#### Work to do
Take every line from the listing below that includes "this" and copy it.

# Supplied data start

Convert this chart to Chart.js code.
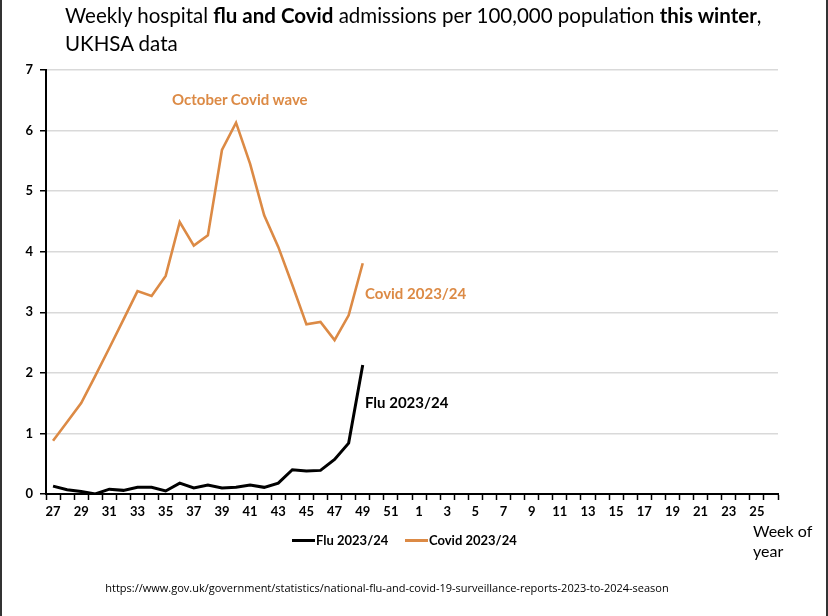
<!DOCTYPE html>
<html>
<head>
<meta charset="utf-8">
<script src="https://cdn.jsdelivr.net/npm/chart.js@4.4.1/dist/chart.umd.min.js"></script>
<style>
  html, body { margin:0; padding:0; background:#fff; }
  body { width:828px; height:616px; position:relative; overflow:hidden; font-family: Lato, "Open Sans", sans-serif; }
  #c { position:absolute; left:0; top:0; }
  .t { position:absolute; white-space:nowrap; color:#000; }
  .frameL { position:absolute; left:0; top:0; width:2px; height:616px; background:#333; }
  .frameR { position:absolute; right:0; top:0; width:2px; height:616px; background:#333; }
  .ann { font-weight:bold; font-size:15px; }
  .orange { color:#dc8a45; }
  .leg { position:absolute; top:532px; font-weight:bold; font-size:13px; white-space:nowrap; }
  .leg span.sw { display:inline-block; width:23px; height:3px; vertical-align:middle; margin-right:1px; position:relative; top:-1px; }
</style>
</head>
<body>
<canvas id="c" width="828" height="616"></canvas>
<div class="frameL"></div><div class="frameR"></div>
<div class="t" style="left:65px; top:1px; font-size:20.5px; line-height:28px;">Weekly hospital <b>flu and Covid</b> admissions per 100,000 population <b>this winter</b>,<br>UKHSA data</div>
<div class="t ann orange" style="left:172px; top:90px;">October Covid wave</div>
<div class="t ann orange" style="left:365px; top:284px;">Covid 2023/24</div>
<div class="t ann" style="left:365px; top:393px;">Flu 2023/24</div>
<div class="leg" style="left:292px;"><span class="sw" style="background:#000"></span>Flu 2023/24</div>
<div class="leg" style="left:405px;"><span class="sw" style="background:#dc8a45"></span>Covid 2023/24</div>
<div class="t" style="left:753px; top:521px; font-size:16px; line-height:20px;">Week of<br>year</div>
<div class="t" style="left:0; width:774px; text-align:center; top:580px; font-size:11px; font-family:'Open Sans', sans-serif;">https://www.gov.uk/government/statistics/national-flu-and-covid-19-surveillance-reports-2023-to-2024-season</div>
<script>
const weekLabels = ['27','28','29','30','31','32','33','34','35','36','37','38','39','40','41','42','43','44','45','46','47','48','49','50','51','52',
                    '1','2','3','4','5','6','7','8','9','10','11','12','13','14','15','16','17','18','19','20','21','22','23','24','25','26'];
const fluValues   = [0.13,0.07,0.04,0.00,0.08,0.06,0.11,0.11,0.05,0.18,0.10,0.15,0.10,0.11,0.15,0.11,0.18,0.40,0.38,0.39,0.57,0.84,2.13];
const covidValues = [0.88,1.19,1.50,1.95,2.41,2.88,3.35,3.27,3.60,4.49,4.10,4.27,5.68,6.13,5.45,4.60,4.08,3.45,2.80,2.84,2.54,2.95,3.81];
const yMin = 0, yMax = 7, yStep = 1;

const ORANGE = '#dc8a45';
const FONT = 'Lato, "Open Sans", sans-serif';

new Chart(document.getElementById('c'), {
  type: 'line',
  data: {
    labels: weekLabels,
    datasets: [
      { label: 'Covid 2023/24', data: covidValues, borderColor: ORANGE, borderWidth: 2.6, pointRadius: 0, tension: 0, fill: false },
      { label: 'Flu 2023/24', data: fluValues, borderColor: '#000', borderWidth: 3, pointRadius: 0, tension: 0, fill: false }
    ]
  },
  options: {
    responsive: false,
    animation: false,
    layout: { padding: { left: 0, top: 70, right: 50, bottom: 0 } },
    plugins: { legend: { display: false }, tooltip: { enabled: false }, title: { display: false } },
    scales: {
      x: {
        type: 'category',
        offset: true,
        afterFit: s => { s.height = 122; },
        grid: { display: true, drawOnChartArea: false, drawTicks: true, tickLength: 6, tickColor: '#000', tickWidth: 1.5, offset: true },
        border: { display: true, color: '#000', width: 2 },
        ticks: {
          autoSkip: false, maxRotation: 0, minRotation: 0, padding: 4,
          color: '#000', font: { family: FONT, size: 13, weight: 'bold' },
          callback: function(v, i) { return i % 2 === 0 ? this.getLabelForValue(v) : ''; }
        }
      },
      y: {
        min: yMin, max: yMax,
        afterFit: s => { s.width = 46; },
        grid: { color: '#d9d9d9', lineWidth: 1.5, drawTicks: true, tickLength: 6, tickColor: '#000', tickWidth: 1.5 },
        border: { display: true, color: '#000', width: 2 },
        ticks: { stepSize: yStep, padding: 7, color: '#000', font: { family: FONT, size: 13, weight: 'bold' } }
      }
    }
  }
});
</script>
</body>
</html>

# Supplied data end

#### Response to the task
Convert this chart to Chart.js code.
<div class="t" style="left:65px; top:1px; font-size:20.5px; line-height:28px;">Weekly hospital <b>flu and Covid</b> admissions per 100,000 population <b>this winter</b>,<br>UKHSA data</div>
          callback: function(v, i) { return i % 2 === 0 ? this.getLabelForValue(v) : ''; }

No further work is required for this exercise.